Reportupdater normally runs on an-launcher1002, a private analytics instance that we cannot access. To help debug queries, you can also run your own copy of the script. Make sure not to send data to Graphite.

  1. Connect to the stat1005 client
    ssh stat1005.eqiad.wmnet
    
  2. Create a working directory (e.g. reportupdater)
    mkdir ~/reportupdater
    
    cd ~/reportupdater
    
  3. Clone analytics-reportupdater
    git clone https://github.com/wikimedia/analytics-reportupdater.git
    
  4. Clone analytics-reportupdater-queries
    git clone https://github.com/wikimedia/analytics-reportupdater-queries
    
  5. Create a new venv for reportupdater
    python3 -m venv --system-site-packages analytics-reportupdater/venv
    
  6. Activate the new venv
    source analytics-reportupdater/venv/bin/activate
    
  7. Install requirements
    export http_proxy=<nowiki>http://webproxy.eqiad.wmnet:8080</nowiki>
    
    export https_proxy=<nowiki>http://webproxy.eqiad.wmnet:8080</nowiki>
    
    pip install -r analytics-reportupdater/requirements.txt
    
  8. Create an output directory
    mkdir ~/reportupdater/output
    


Running

  1. Connect to the stat1005 client
    ssh stat1005.eqiad.wmnet
    
  2. Authenticate with Kerberos
    kinit
    
  3. Activate the venv
    source ~/reportupdater/analytics-reportupdater/venv/bin/activate
    
  4. (optional) Pull your changes for (or directly modify) analytics-reportupdater-queries
  5. (important) Adjustments in the config.yaml
    If you are working on CodeMirror you would adjust the following config ~/reportupdater/analytics-reportupdater-queries/codemirror/config.yaml
    1. Speed up the query by adjusting all starts dates closer to the current date
    2. ! important ! Remove all mentions of graphite and any of its values (prevents breaking production aggregates in graphite)
    3. ! important ! If you are running SQL queries you will need to replace /etc/mysql/conf.d/stats-research-client.cnf with /etc/mysql/conf.d/analytics-research-client.cnf
  6. Run the queries (example for codemirror)
    python ~/reportupdater/analytics-reportupdater/update_reports.py -l info ~/reportupdater/analytics-reportupdater-queries/codemirror/ ~/reportupdater/output
    

Working on queries

TODO

  • Before any query is added to the Reportupdater-queries it should be smoke tested (verifying that the queries work) using either CLI or JupyterLab
  • Explain the path notation in config.yaml

Gotchas

  • Hive query results must have a column which represents the wiki name
  • SQL query results do not need to have such a column (reportupdater runs the query for each wiki database separately according to what is configured in the config.yaml)

Visualization in Grafana

Grafana is the tool we use to visualize statistics (about grafana and wikimedia | list of grafana functions). Tech Wish dashboards are collected in a folder (also findable with tags techwish and wmde).
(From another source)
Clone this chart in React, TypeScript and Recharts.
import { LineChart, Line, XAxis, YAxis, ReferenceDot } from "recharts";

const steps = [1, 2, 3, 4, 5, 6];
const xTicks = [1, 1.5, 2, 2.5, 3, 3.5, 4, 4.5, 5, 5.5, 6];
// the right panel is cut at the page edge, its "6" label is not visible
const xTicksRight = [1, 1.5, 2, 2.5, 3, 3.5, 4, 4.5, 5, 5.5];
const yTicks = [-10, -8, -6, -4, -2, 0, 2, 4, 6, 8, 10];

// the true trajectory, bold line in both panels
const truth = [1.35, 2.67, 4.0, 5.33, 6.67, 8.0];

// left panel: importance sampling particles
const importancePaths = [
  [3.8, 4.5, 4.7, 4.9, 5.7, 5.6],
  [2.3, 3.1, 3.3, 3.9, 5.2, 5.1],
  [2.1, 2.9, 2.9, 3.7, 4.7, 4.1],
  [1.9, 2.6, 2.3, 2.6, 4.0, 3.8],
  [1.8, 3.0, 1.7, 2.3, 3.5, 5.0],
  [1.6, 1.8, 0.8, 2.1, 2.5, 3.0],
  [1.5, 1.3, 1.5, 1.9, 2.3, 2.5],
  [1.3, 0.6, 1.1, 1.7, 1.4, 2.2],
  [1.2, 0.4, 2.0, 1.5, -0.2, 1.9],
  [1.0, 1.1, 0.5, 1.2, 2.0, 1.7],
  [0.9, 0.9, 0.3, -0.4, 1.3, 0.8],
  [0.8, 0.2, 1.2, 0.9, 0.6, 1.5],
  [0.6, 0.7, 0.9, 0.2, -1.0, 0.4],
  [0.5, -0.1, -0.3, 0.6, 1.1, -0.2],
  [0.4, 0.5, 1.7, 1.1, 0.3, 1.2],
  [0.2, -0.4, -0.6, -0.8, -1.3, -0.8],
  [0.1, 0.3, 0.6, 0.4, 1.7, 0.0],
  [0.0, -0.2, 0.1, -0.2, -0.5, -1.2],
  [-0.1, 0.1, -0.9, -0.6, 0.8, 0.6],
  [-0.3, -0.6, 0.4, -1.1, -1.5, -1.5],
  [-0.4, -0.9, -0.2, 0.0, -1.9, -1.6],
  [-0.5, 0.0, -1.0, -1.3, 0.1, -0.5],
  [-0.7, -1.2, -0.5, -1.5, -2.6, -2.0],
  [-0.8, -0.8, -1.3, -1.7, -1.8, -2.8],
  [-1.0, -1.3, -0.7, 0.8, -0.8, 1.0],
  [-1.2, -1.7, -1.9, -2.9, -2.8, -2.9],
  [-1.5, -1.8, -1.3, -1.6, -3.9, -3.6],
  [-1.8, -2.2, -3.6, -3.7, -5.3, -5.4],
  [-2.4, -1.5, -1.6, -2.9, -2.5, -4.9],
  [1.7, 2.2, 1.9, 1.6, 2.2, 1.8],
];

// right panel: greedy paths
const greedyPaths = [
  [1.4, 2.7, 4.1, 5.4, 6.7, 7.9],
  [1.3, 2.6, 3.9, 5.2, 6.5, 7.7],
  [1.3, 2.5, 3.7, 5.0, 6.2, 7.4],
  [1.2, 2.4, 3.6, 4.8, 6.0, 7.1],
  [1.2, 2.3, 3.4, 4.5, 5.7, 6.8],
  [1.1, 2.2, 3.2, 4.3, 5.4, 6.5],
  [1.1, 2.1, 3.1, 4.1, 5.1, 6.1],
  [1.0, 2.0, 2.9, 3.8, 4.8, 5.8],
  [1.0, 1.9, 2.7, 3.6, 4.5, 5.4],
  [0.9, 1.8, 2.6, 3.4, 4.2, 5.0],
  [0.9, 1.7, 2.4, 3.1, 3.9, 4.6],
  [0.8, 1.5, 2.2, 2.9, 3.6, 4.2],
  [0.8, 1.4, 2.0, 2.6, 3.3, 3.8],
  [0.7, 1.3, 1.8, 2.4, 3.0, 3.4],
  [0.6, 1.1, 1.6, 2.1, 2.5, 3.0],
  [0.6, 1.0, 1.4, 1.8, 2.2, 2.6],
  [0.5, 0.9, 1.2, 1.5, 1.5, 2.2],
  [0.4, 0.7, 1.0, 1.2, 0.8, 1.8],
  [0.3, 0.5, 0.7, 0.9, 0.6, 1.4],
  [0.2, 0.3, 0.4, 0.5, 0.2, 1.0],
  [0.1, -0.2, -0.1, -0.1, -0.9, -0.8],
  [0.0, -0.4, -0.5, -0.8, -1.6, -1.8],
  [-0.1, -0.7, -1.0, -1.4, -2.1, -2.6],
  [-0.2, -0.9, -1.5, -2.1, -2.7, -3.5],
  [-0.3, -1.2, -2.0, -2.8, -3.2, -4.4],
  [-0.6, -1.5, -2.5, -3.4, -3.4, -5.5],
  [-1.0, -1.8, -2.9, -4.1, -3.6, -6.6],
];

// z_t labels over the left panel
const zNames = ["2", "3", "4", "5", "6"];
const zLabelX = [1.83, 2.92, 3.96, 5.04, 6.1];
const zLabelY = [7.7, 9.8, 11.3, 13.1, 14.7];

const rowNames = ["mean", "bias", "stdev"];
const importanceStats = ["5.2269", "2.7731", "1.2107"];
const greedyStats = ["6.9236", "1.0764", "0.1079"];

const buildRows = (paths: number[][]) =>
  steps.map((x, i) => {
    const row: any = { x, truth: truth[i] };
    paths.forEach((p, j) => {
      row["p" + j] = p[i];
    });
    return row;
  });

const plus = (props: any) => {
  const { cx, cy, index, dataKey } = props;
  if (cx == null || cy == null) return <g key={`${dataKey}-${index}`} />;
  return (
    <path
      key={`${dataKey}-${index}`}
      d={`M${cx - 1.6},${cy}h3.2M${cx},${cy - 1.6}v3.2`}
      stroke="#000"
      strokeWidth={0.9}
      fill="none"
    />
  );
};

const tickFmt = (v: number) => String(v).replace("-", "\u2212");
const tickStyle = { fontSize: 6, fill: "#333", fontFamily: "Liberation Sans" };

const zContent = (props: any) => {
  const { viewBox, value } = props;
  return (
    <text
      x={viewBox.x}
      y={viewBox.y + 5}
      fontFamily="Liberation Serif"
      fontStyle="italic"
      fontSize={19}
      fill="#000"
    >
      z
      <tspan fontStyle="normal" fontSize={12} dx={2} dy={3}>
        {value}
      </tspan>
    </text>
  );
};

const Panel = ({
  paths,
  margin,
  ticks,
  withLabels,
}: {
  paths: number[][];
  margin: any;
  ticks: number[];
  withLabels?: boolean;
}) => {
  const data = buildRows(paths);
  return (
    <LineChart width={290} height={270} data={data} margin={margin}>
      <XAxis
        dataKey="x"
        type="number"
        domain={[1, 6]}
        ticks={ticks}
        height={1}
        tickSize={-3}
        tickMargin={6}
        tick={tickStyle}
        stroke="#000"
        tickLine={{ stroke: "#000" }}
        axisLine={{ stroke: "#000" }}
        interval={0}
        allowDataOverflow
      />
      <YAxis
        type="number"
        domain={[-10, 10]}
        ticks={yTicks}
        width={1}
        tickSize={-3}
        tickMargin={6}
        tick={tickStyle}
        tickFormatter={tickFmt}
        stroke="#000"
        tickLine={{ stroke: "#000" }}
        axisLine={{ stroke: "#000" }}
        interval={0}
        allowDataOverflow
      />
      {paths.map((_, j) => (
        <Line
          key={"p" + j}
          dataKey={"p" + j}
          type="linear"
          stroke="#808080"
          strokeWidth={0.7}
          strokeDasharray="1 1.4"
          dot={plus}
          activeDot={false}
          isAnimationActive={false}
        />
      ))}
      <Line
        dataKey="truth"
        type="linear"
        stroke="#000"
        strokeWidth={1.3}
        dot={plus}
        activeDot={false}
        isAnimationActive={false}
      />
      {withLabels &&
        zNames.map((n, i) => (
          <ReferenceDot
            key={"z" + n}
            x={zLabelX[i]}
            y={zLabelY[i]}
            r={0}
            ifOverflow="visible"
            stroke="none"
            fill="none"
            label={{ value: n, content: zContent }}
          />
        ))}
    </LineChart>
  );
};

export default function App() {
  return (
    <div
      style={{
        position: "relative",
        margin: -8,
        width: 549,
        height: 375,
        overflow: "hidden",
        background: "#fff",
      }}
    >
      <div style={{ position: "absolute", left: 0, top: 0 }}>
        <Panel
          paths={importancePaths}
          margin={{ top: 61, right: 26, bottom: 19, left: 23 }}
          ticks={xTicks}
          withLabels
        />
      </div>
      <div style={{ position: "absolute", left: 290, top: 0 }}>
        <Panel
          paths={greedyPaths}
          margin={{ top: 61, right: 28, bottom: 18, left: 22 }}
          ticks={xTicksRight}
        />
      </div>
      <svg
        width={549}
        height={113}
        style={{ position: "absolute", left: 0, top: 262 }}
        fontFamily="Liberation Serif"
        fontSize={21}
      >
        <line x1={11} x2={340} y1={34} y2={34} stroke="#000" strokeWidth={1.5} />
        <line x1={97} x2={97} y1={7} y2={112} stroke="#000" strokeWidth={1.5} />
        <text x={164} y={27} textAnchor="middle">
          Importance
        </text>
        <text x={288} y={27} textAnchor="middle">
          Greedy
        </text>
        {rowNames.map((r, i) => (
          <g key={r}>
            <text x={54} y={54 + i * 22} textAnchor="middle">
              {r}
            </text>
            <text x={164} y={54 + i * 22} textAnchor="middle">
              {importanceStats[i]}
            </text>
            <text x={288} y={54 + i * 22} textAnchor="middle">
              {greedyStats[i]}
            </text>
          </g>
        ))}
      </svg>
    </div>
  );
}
Tips for designing a dashboard

Add Information

  • Link to the ticket from the board.
  • Add an introductory text element at the top of the board.
  • Name a responsible person.

Display

  • Create one graph for each metric (and if it makes sense for each dimension).
  • Use variables to include more than one dimension if it makes sense.
  • Do not stack charts and use colors to make it clear it is a stream and not a line graph.

Normalization

  • Use mean numbers and percentages.
  • Use total numbers in addition to display scale differences.

Migration

Any change to the analytics data pipeline must be considered in light of side-effects it may have on already deployed processes.  It’s similar to a database schema, but each step of the pipeline has different fields.  For example, when collection is changed to include a new field, and an old field is deprecated (must omit or send null, both are equivalent), then the aggregation must take into account the field change and should be liberal about accepting either old or new events.
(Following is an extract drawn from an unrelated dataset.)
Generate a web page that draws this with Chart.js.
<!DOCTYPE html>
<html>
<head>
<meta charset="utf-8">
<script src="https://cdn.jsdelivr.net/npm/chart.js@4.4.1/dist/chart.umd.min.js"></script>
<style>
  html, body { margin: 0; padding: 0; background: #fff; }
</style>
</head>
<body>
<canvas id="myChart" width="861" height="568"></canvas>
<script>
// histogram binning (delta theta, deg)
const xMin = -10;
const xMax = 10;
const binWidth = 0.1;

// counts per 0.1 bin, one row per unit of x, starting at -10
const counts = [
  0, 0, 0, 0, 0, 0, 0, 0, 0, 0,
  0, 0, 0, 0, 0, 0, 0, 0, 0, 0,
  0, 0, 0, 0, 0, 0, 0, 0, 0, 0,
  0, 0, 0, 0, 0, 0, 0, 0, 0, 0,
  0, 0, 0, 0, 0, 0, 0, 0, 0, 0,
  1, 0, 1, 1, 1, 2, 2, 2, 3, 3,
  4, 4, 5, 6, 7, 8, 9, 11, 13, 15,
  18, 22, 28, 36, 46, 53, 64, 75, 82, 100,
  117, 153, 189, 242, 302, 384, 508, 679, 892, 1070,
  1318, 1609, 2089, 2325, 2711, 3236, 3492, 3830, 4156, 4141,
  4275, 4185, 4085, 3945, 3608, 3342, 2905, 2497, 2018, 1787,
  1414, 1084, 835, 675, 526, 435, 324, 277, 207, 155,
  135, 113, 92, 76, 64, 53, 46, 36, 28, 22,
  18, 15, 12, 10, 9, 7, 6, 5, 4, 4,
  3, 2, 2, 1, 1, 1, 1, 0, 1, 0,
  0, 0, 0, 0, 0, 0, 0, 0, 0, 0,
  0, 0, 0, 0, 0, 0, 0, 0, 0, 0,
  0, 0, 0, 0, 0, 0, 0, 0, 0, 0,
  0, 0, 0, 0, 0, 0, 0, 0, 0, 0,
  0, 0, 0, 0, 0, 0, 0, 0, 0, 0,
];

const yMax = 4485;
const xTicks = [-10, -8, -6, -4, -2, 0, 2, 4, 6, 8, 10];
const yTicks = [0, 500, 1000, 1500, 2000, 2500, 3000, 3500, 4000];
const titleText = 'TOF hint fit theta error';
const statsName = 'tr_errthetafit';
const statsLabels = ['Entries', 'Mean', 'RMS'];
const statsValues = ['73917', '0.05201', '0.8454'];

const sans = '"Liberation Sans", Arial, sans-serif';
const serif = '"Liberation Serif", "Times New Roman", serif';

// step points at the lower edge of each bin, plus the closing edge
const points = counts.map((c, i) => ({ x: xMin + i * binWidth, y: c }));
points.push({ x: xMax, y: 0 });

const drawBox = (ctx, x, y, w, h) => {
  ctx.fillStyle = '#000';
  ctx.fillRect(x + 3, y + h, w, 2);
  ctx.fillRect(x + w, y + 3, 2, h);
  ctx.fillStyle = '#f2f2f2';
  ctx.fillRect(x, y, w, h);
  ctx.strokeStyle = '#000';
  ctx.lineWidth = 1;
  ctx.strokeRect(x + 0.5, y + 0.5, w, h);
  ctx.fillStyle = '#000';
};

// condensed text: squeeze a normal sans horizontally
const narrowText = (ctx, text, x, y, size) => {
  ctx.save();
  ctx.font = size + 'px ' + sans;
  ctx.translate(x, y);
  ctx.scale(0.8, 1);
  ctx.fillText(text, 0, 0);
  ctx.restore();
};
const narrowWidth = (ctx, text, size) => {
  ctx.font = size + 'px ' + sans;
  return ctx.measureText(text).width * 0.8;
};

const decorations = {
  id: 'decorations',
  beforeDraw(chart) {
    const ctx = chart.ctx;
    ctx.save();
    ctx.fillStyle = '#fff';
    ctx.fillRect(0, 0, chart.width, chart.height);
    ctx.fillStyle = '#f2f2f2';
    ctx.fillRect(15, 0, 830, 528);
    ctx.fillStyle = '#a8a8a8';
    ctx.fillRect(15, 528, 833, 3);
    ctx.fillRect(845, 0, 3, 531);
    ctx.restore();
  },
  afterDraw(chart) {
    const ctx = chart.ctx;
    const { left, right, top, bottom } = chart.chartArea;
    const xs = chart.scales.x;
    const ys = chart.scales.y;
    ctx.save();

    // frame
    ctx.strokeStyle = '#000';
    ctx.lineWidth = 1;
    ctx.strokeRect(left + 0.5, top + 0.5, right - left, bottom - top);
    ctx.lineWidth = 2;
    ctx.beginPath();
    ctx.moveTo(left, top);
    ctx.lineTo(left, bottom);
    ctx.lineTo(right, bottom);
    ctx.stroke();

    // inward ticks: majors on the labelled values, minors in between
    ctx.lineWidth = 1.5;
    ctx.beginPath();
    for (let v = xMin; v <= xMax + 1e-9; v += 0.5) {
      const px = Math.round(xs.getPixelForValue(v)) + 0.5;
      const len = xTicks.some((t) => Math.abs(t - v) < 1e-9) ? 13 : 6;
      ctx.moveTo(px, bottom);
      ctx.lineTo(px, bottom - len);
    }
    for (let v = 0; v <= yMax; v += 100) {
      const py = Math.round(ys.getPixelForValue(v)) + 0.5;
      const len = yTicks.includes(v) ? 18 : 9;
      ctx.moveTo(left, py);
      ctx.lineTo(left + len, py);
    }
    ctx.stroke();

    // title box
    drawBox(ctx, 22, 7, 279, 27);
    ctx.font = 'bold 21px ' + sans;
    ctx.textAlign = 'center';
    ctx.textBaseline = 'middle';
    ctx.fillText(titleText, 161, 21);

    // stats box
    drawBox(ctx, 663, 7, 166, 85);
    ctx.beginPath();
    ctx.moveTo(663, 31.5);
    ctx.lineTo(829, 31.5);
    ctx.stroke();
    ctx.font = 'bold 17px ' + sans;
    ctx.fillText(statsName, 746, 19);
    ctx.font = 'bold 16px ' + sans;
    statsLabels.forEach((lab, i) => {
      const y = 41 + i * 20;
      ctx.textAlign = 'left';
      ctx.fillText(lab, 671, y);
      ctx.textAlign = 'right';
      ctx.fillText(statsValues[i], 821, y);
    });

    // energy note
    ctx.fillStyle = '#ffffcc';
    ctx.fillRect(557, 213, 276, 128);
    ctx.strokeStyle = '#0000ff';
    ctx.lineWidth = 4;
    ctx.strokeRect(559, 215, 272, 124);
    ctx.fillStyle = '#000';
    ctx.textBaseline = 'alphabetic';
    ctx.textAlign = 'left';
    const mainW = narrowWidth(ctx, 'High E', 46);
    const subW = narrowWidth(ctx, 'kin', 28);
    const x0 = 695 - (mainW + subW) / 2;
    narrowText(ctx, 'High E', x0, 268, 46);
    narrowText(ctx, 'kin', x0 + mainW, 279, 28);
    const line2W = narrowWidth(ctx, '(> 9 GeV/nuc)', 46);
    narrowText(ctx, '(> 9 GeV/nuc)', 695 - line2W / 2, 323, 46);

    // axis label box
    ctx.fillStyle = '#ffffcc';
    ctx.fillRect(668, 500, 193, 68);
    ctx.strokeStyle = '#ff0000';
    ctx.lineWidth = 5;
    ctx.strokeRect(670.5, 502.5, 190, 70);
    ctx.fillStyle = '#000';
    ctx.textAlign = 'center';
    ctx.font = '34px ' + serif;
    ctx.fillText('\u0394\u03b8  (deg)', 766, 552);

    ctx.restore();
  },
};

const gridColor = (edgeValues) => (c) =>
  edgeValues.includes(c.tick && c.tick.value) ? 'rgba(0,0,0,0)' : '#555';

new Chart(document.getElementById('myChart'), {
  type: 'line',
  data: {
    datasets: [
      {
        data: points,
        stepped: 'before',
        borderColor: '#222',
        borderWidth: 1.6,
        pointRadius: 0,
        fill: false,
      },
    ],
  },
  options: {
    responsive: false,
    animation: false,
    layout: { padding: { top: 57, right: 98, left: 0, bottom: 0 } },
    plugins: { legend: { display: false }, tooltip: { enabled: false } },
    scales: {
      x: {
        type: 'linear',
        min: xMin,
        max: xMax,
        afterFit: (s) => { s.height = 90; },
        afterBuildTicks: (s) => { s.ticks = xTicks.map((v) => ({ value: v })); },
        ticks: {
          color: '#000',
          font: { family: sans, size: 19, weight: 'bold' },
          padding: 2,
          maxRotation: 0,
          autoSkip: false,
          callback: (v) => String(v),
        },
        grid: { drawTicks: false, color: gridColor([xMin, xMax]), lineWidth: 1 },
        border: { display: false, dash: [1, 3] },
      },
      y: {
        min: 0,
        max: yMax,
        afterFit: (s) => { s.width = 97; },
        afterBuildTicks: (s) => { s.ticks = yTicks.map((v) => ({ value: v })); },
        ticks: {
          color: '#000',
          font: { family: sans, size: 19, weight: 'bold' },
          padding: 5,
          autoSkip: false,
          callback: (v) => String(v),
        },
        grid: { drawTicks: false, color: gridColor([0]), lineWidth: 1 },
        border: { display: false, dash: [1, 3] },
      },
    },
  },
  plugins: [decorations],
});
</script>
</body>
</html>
There are strict rules for how a schema can be updated.  A simplified guideline is that old events must still be valid when tested against a newer schema.  Practically, this means that the old legal changes are to add new optional fields, and to add enum options to an existing list.  EventGate includes linting rules that will prevent you from breaking the guidelines.

Install the git commit hook from the top level of the schema repo (e.g. schemas/event/secondary) with npm install.

Edit the current.yaml for your schema, increment the version number, and let the git pre-commit hook take care of propagating the changes into generated files. Once a schema is updated and published, we can update the producer’s extension.json -> attributes.EventLogging.Schemas to target the newer schema revision.

Deployment

Schema changes are deployed by merging patches in the schemas-event-secondary repository. This causes your topic to be automatically pushed to production and causes a schema update in Hadoop.

Production schemas are visible on schema.wikimedia.org, for example. There is a time lag of up to an hour while we wait for puppet to copy new schemas to the machines.

Schema “examples” events specified in the YAML are pushed through a separate “canary” domain roughly hourly, these test that the topic and its validator are working as expected.

Monitor the eventgate-validator dashboard and make sure that the collection code isn’t sending invalid events.

Deprecation

Most of our metrics will be used for short-term questions surrounding product launch. These should be associated with a clean-up ticket, and clearly marked as temporary in source files. When we no longer have need for the metrics, they should be removed starting with the visualization and working backwards to aggregation and collection.

Long-term metrics should be carefully selected, these should be only the most useful indicators and if possible any invasive measurements (e.g. raw user ID or edit count) can be removed from collection.